— Begin Stored data —

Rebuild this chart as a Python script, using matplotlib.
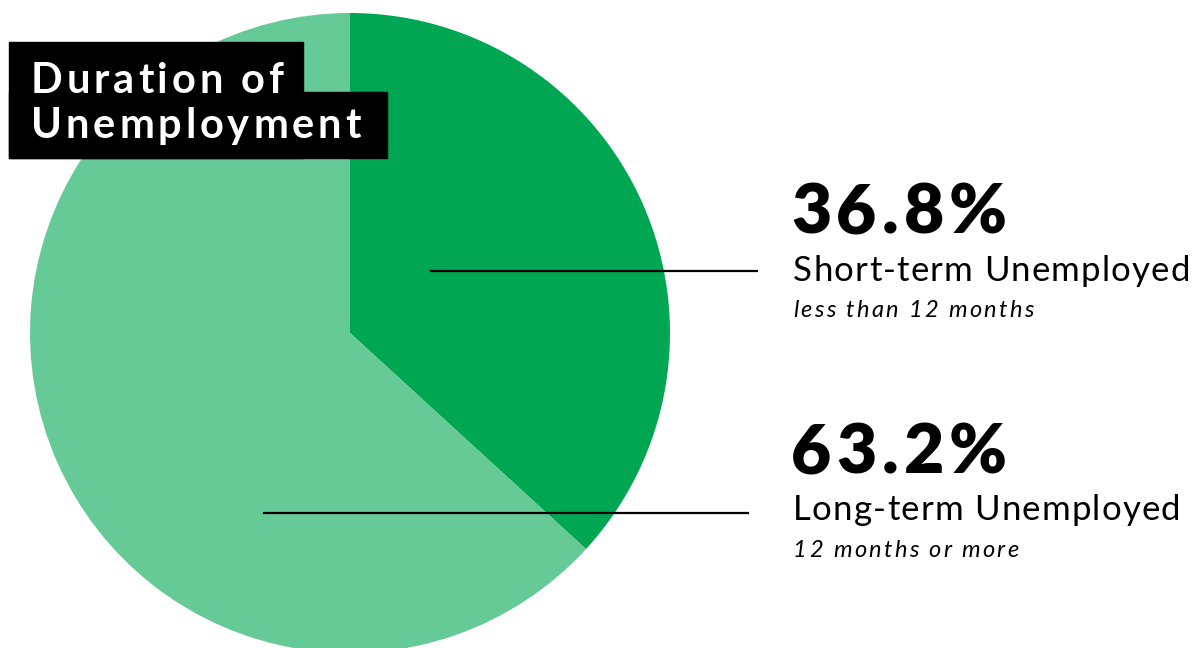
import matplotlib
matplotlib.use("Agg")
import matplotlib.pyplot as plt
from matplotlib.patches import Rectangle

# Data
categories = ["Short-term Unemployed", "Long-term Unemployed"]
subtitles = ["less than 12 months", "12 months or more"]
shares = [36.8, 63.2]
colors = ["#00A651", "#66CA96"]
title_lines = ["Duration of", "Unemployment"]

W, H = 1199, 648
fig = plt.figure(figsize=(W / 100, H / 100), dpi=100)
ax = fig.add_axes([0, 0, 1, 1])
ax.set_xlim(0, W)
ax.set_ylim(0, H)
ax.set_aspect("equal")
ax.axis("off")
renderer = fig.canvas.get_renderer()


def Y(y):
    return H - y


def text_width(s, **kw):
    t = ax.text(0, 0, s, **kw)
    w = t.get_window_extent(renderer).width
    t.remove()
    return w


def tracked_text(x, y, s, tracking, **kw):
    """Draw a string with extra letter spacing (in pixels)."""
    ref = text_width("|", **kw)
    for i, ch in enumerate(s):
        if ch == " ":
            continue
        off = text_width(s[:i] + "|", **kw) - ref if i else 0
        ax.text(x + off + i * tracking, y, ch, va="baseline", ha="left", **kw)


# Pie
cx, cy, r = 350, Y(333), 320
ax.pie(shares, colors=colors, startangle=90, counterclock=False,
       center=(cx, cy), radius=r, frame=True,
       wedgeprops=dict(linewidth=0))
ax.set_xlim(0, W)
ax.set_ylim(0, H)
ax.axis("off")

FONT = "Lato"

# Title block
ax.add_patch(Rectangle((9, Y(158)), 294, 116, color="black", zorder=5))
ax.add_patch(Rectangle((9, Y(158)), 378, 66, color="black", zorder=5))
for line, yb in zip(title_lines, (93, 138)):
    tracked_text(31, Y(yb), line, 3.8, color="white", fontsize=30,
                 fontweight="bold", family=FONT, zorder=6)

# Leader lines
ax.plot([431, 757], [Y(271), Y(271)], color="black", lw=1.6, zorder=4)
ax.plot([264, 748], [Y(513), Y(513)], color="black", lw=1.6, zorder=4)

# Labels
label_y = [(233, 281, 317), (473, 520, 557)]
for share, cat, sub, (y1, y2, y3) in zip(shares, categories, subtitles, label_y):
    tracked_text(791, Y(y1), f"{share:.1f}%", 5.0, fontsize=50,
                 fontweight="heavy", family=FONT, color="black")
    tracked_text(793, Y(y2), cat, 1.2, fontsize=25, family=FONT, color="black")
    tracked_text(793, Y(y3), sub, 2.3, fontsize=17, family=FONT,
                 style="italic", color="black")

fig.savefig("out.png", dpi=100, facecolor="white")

— End Stored data —

__Work required__
Repeat the listing above exactly from its first line to the line containing "return H - y", both included, and omit the pictures.

__Written reply__
Rebuild this chart as a Python script, using matplotlib.
import matplotlib
matplotlib.use("Agg")
import matplotlib.pyplot as plt
from matplotlib.patches import Rectangle

# Data
categories = ["Short-term Unemployed", "Long-term Unemployed"]
subtitles = ["less than 12 months", "12 months or more"]
shares = [36.8, 63.2]
colors = ["#00A651", "#66CA96"]
title_lines = ["Duration of", "Unemployment"]

W, H = 1199, 648
fig = plt.figure(figsize=(W / 100, H / 100), dpi=100)
ax = fig.add_axes([0, 0, 1, 1])
ax.set_xlim(0, W)
ax.set_ylim(0, H)
ax.set_aspect("equal")
ax.axis("off")
renderer = fig.canvas.get_renderer()


def Y(y):
    return H - y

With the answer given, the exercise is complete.